- Born: 14 December 1852 Bradshawgate, Leigh, Lancashire, England
- Died: 31 January 1899 (aged 46) Bilston, Staffordshire, England
- Occupation: Nonconformist divine

= Charles Albert Berry =

Charles Albert Berry (14 December 1852 – 31 January 1899) was an English nonconformist divine.

==Life==
He was born at Bradshawgate, Leigh, Lancashire, the son of Peter Berry (died 11 December 1873) of 18 Chapel Street, North Meols, Stockport, joiner and cabinet maker, by Sarah (died 13 June 1892). Berry's father was a confirmed member of the Church of England, but became a Congregationalist by conviction. The family moved to North Meols when Berry was five years old and received his education there.

In 1867 he came under the influence of Dr. J. M. Macaulay, for many years a minister of the Dutch Reformed Church, New York, who resided in England from 1867 to 1871. He received Berry into the church, and prepared him for college. At the age of seventeen he entered Airedale College, Bradford, to train for the Congregational ministry, and in 1875 became pastor of St George's Road Congregational church, Bolton. He became widely known as a man of administrative ability, a vigorous platform speaker and an eloquent preacher.

In July 1883 he undertook the pastorate of the church at Queen Street, Wolverhampton, with the supervision of nine dependent churches in the neighbourhood. Here again he exercised a wide influence, due in part to his evangelical conviction, eloquence, broad views and powers of organization, but also to the magnetic force of his personality.

In 1887 he went to America in fulfilment of a promise to Henry Ward Beecher of Brooklyn, and received a unanimous invitation to succeed Beecher in what was then the best-known pulpit in the United States. Berry, however, felt that his work lay in England and declined the invitation. In 1892 he took part in a conference at Grindelwald on the question of Christian Reunion, and subsequently, with Hugh Price Hughes and Alexander Mackennal of Bowdon, conducted a campaign throughout England, introducing the ideas and principles of Free Church federation.

He was the first president of the Free Church congress, and in 1897 he was president of the Congregational Union of England and Wales. He played an effective part in expressing the popular desire for peace between England and America in reply to President Cleveland's message on the Venezuelan boundary dispute, and was invited to Washington to preach in connexion with the endeavour to establish an international arbitration treaty.He was twice conferred with the degree of Doctor of Divinity, by Iowa College, United States, in 1893, and by St. Andrews, Scotland, in 1895.

He married 11 August 1875 at the Chapel Street Congregational Church, Southport to Mary Agnes Martin of Osborne, Promenade, Southport, and had two sons and a daughter. His brother, Rev. Peter Rathbone Berry, DD, was minister of Fleetwood Congregational Church, 1874-76.

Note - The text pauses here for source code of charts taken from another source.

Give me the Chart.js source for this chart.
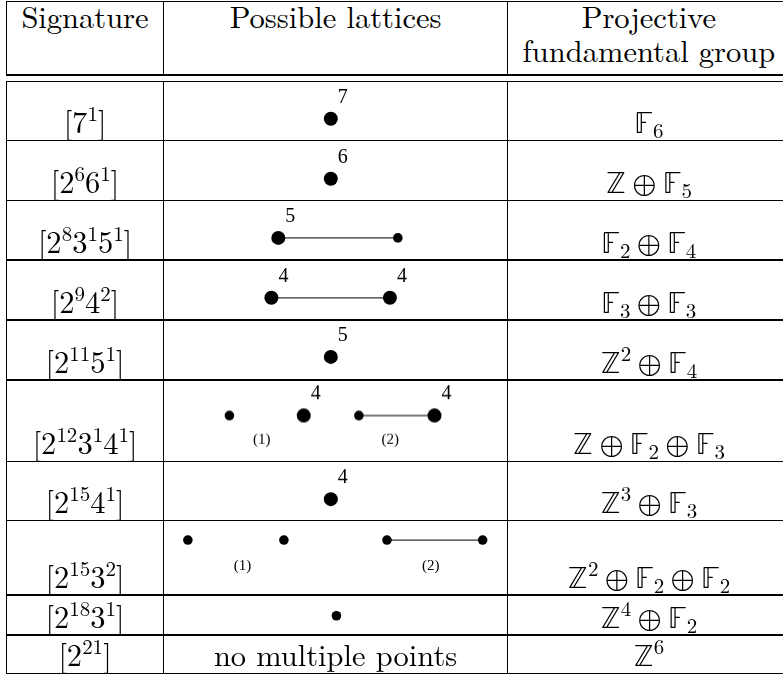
<!DOCTYPE html>
<html>
<head>
<meta charset="utf-8">
<script src="https://cdn.jsdelivr.net/npm/chart.js@4.4.1/dist/chart.umd.min.js"></script>
<style>
  html, body { margin: 0; padding: 0; background: #fff; overflow: hidden; }
  #page { position: relative; width: 783px; height: 675px; overflow: hidden; }
  .rule { position: absolute; background: #000; }
  .cell {
    position: absolute; text-align: center; white-space: nowrap; color: #000;
    font-family: 'Latin Modern Roman', 'Liberation Serif', serif; font-size: 30.5px;
  }
  .sup, .sub { position: relative; font-size: 21px; }
  .sup { top: -12px; }
  .sub { top: 5px; }
  .bb { font-family: 'Latin Modern Math', 'Noto Sans Math', 'DejaVu Sans', sans-serif; }
  .op { font-family: 'Latin Modern Math', 'Noto Sans Math', 'DejaVu Sans', sans-serif; margin: 0 6.5px; }
  .mark { display: inline-block; width: 0; height: 0; }
  .plot { position: absolute; }
</style>
</head>
<body>
<div id="page"></div>
<script>
const headers = ['Signature', 'Possible lattices', ['Projective', 'fundamental group']];

// [base, exponent] pairs of each signature
const signatures = [
  [[7, 1]],
  [[2, 6], [6, 1]],
  [[2, 8], [3, 1], [5, 1]],
  [[2, 9], [4, 2]],
  [[2, 11], [5, 1]],
  [[2, 12], [3, 1], [4, 1]],
  [[2, 15], [4, 1]],
  [[2, 15], [3, 2]],
  [[2, 18], [3, 1]],
  [[2, 21]]
];

// projective fundamental group: Z^k plus free groups F_n
const zRanks = [0, 1, 0, 0, 2, 1, 3, 2, 4, 6];
const freeRanks = [[6], [5], [2, 4], [3, 3], [4], [2, 3], [3], [2, 2], [2], []];

// lattice points (x in tenths of the cell width, level = height in the row from its bottom)
const latticeX = [
  [4.84], [4.84], [3.25, 6.87], [3.04, 6.63], [4.84],
  [1.77, 4.02, 5.69, 7.98], [4.84], [0.57, 3.44, 6.52, 9.38], [5.01], []
];
const multiplicities = [[7], [6], [5, 3], [4, 4], [5], [3, 4, 3, 4], [4], [3, 3, 3, 3], [3], []];
const latticeLevel = [0.34, 0.33, 0.34, 0.33, 0.35, 0.585, 0.33, 0.78, 0.475, 0];
const latticeEdges = [[], [], [[0, 1]], [[0, 1]], [], [[2, 3]], [], [[2, 3]], [], []];

const componentTags = [[], [], [], [], [], ['(1)', '(2)'], [], ['(1)', '(2)'], [], []];
const componentX = [[], [], [], [], [], [2.75, 6.64], [], [2.2, 7.83], [], []];
const componentLevel = [0, 0, 0, 0, 0, 0.23, 0, 0.38, 0, 0];

const emptyNote = 'no multiple points';

// table geometry
const colX = [6.5, 163.5, 507.7, 790];
const rowY = [1.8, 75, 81.7, 140.7, 200.7, 260, 320, 380, 461.7, 520.7, 595, 635, 673.3];
const lineW = 1.4;

const page = document.getElementById('page');
const texts = [];

function addRule(x, y, w, h) {
  const d = document.createElement('div');
  d.className = 'rule';
  d.style.left = x + 'px';
  d.style.top = y + 'px';
  d.style.width = w + 'px';
  d.style.height = h + 'px';
  page.appendChild(d);
}

// put the text of a cell so that its baseline lands on the given y
function placeText(t) {
  t.el.style.top = '0px';
  const off = t.mark.getBoundingClientRect().bottom - t.el.getBoundingClientRect().top;
  t.el.style.top = (t.baseline - off) + 'px';
}

function addText(col, baseline, html) {
  const d = document.createElement('div');
  d.className = 'cell';
  d.style.fontFamily = "'Latin Modern Roman', 'Liberation Serif', serif";
  d.style.left = colX[col] + 'px';
  d.style.width = (colX[col + 1] - colX[col]) + 'px';
  d.innerHTML = html + '<span class="mark"></span>';
  page.appendChild(d);
  const t = { el: d, mark: d.querySelector('.mark'), baseline: baseline };
  texts.push(t);
  placeText(t);
}

// grid
rowY.forEach(y => addRule(colX[0] - lineW / 2, y - lineW / 2, colX[3] - colX[0] + lineW, lineW));
colX.forEach(x => {
  addRule(x - lineW / 2, rowY[0], lineW, rowY[1] - rowY[0]);
  addRule(x - lineW / 2, rowY[2], lineW, rowY[rowY.length - 1] - rowY[2]);
});

// header
addText(0, 28, headers[0]);
addText(1, 28, headers[1]);
addText(2, 28, headers[2][0]);
addText(2, 62, headers[2][1]);

const sup = v => '<span class="sup">' + v + '</span>';
const sub = v => '<span class="sub">' + v + '</span>';

function signatureHtml(terms) {
  return '[' + terms.map(([b, e]) => b + sup(e)).join('') + ']';
}

function groupHtml(k, frees) {
  const parts = [];
  if (k > 0) parts.push('<span class="bb">\u2124</span>' + (k > 1 ? sup(k) : ''));
  frees.forEach(n => parts.push('<span class="bb">\u{1D53D}</span>' + sub(n)));
  return parts.join('<span class="op">\u2295</span>');
}

function pointRadius(m) {
  return m >= 4 ? 7 : 4.8;
}

function labelPlugin(i) {
  return {
    id: 'latticeLabels' + i,
    afterDatasetsDraw(chart) {
      const ctx = chart.ctx;
      const xs = chart.scales.x, ys = chart.scales.y;
      ctx.save();
      ctx.fillStyle = '#000';
      ctx.textAlign = 'center';
      ctx.textBaseline = 'middle';
      ctx.font = '20px "Liberation Serif"';
      latticeX[i].forEach((x, j) => {
        const m = multiplicities[i][j];
        if (m < 4) return;
        ctx.fillText(String(m), xs.getPixelForValue(x) + 12, ys.getPixelForValue(latticeLevel[i]) - 21);
      });
      ctx.font = '15px "Liberation Serif"';
      componentTags[i].forEach((t, j) => {
        ctx.fillText(t, xs.getPixelForValue(componentX[i][j]), ys.getPixelForValue(componentLevel[i]));
      });
      ctx.restore();
    }
  };
}

signatures.forEach((sig, i) => {
  const top = rowY[i + 2], bottom = rowY[i + 3];
  const baseline = bottom - 7.5;
  addText(0, baseline, signatureHtml(sig));
  addText(2, baseline, groupHtml(zRanks[i], freeRanks[i]));
  if (!latticeX[i].length) {
    addText(1, baseline, emptyNote);
    return;
  }

  const box = document.createElement('div');
  box.className = 'plot';
  box.style.left = colX[1] + 'px';
  box.style.top = top + 'px';
  box.style.width = (colX[2] - colX[1]) + 'px';
  box.style.height = (bottom - top) + 'px';
  const canvas = document.createElement('canvas');
  box.appendChild(canvas);
  page.insertBefore(box, page.firstChild);

  const points = latticeX[i].map((x, j) => ({ x: x, y: latticeLevel[i], m: multiplicities[i][j] }));
  const datasets = [{
    label: 'points',
    data: points,
    pointRadius: points.map(p => pointRadius(p.m)),
    pointBackgroundColor: '#000',
    pointBorderWidth: 0,
    showLine: false,
    order: 0
  }];
  latticeEdges[i].forEach(([a, b]) => {
    datasets.push({
      label: 'edge',
      data: [points[a], points[b]],
      showLine: true,
      borderColor: '#333',
      borderWidth: 1.2,
      pointRadius: 0,
      order: 1
    });
  });

  new Chart(canvas, {
    type: 'scatter',
    data: { datasets: datasets },
    options: {
      responsive: true,
      maintainAspectRatio: false,
      animation: false,
      events: [],
      layout: { padding: 0 },
      plugins: { legend: { display: false }, tooltip: { enabled: false } },
      scales: {
        x: { type: 'linear', min: 0, max: 10, display: false },
        y: { type: 'linear', min: 0, max: 1, display: false }
      }
    },
    plugins: [labelPlugin(i)]
  });
});

document.fonts.ready.then(() => texts.forEach(placeText));
</script>
</body>
</html>
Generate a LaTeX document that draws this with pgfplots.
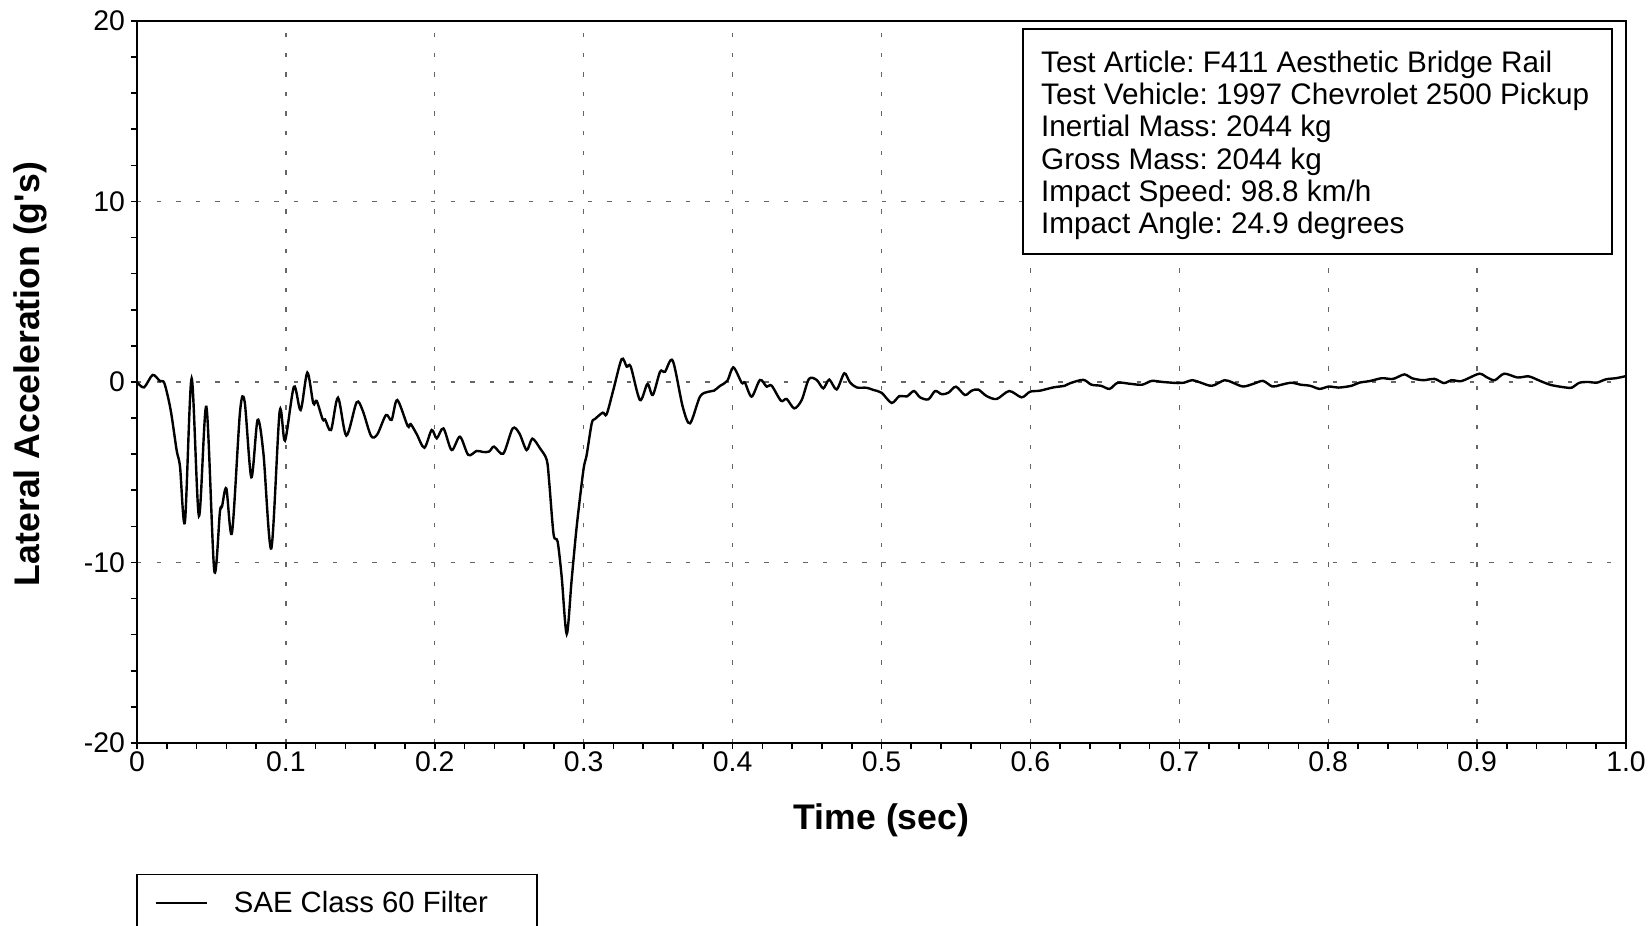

In 1898 his health began to fail, and he died suddenly on 31 January 1899 while conducting a funeral at the Wesleyan Chapel at Bilston, Staffordshire. His funeral took place on 4 Feb at the Queen Street Church and his remains were interred at Wolverhampton Cemetery. The funeral was attended by the mayor and corporation of Wolverhampton, and by representatives of the churches of all denominations.

His published works consist chiefly of addresses, and two volumes of sermons, Vision and Duty, and Mischievous Goodness.